The patients’ femurs (thigh bones) are broken for the procedure. (Representational Image)

A US-based cosmetic surgeon, who specialises in leg lengthening, has said that employees of many big tech companies are splurging a lot to get taller, according to a report in GQ. Kevin Debiparshad can lengthen patients’ legs by a painful month-long process. Mr Debiparshad is running his clinic in Las Vegas and his clients include workers from Google, Microsoft, Amazon and Meta who pay $75,000 for the procedure. He founded LimbplastX Institute in 2016 and told the outlet that business boomed during COVID-19.

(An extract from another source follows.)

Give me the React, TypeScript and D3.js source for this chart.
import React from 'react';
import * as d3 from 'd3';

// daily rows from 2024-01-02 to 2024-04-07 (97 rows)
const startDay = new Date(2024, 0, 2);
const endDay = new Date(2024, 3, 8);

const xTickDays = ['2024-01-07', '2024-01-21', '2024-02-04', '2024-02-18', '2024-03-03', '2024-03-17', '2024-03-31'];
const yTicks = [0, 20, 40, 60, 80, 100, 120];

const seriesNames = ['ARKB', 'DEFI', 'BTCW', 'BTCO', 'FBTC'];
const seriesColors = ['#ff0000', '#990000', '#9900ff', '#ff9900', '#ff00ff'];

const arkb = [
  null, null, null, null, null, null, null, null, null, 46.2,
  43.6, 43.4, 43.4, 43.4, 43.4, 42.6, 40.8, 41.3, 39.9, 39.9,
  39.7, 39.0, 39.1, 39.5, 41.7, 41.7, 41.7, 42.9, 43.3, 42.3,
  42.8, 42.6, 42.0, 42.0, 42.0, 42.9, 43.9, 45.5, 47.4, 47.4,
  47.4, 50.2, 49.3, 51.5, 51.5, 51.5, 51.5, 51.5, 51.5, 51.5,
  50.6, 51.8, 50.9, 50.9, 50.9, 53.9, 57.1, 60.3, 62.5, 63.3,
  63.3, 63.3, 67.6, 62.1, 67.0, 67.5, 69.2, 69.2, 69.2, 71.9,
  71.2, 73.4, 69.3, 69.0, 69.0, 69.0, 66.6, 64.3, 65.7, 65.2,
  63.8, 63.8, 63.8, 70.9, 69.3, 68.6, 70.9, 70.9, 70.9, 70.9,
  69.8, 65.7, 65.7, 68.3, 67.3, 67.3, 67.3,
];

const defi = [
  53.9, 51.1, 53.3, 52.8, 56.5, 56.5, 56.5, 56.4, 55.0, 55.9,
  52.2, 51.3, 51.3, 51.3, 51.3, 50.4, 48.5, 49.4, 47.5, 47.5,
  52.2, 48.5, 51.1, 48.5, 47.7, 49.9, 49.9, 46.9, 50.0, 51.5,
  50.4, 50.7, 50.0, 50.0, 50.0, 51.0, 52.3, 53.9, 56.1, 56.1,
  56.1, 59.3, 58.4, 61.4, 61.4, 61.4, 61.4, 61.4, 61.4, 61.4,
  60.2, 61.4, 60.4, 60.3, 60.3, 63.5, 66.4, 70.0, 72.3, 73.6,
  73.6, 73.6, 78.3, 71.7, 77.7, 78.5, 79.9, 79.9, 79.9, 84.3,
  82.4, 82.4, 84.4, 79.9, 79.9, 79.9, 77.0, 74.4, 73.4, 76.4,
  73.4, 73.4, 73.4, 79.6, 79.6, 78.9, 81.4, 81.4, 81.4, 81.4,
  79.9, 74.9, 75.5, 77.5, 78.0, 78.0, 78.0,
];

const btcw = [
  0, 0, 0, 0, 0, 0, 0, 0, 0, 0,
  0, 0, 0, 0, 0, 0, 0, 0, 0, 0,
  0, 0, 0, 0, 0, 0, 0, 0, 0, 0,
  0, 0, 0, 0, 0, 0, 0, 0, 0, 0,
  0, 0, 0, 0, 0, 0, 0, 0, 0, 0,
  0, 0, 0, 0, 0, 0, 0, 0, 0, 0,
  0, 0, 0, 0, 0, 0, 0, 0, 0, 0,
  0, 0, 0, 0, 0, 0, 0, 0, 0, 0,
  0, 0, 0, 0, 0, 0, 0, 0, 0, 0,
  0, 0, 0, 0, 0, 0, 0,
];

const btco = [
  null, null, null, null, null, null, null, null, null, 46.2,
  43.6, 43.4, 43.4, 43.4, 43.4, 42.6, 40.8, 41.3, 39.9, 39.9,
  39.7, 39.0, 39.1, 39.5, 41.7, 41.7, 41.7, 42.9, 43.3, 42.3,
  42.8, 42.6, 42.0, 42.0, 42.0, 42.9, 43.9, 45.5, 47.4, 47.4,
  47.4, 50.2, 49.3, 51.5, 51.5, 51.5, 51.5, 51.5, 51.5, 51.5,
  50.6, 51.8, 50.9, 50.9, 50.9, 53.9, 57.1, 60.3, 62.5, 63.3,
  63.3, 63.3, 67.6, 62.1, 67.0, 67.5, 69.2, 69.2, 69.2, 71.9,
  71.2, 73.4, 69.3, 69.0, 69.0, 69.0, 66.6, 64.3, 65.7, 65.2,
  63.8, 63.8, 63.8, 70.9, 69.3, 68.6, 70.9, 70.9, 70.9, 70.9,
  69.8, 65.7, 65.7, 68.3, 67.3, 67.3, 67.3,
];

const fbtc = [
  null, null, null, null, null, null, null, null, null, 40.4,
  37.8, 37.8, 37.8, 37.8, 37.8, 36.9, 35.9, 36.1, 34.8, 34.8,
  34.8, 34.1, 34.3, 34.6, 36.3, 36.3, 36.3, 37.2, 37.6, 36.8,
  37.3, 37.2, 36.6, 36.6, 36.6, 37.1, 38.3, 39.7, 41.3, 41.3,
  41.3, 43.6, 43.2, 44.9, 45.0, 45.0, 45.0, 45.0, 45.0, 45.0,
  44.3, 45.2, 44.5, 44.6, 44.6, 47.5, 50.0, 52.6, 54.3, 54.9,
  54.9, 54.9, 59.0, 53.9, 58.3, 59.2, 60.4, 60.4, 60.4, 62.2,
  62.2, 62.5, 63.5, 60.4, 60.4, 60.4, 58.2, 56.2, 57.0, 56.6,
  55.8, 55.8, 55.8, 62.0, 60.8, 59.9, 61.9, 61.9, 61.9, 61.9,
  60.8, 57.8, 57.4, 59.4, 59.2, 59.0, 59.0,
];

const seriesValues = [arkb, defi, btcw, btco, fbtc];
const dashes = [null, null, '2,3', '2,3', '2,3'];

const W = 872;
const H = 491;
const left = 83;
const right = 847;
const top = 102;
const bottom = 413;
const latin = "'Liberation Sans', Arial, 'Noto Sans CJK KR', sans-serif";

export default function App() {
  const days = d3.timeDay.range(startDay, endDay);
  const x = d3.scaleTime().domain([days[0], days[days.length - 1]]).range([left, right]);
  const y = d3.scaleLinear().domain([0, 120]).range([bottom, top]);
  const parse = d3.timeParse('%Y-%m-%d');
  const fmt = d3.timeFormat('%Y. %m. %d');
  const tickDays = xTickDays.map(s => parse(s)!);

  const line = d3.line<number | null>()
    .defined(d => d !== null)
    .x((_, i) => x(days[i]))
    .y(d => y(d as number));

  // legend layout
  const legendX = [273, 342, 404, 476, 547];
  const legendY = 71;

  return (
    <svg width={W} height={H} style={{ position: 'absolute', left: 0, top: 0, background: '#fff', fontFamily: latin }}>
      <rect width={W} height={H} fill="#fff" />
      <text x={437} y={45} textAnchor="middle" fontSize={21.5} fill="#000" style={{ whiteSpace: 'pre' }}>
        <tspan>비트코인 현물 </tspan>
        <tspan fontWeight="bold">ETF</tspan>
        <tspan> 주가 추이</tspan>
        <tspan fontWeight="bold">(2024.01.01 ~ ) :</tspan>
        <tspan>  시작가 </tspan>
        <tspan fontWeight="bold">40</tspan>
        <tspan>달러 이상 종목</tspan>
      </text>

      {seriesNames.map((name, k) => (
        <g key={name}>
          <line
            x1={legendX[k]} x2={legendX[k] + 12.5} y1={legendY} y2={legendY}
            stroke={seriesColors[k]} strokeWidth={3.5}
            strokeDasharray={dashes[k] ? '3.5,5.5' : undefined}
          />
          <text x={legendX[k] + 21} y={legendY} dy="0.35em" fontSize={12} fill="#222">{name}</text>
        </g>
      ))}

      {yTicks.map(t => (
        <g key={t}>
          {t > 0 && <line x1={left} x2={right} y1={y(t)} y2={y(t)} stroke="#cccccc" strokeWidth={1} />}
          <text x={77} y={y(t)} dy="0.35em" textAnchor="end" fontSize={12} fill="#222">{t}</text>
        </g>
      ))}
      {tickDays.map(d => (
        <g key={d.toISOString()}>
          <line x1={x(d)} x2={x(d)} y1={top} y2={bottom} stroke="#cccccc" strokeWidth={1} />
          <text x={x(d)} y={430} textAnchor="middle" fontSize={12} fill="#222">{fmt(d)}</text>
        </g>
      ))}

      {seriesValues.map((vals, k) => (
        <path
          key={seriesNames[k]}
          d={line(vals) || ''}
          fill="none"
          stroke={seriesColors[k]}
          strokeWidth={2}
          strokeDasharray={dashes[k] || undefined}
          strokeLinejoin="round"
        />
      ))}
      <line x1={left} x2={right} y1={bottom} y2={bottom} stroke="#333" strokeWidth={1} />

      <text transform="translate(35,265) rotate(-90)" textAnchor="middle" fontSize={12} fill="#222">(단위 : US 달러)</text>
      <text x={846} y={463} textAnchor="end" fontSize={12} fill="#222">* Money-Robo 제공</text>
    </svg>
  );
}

The procedure costs between $70,000 and $150,000, depending on whether the patient wants to grow 3, 4, 5, or 6 inches, the report in GQ said.

One of the software engineers, who underwent the procedure, told GQ that he spent the first three months after the surgery in his apartment and ordered food during that time. The person grew three inch taller – from 5-foot-6 to 5-foot-9.

Mr Debiparshad told the magazine that he has treated CEOs, actors and other high-earning professionals. Most of his customers are men, he added.

“I joke that I could open a tech company. I got, like, 20 software engineers doing this procedure right now who are here in Vegas. There was a girl yesterday from PayPal. I’ve got patients from Google, Amazon, Facebook, Microsoft. I’ve had multiple patients from Microsoft,” he told GQ.

How the procedure works?

The cosmetic surgeon said patients’ femurs (thigh bones) are broken and metal nails inserted in them that are adjustable. The nails are extended every day for three months with a magnetic remote control.

Risks involved

Since the height comes from the person’s legs, the body proportions can look weird, said the GQ report. Also, the recovery is long and painful.

The patient has to exercise extreme caution during the recovery phase because as the femur is still soft and the smallest stumble could snap the bone.

Finally, the pain is relentless. Patients are not able to walk for months.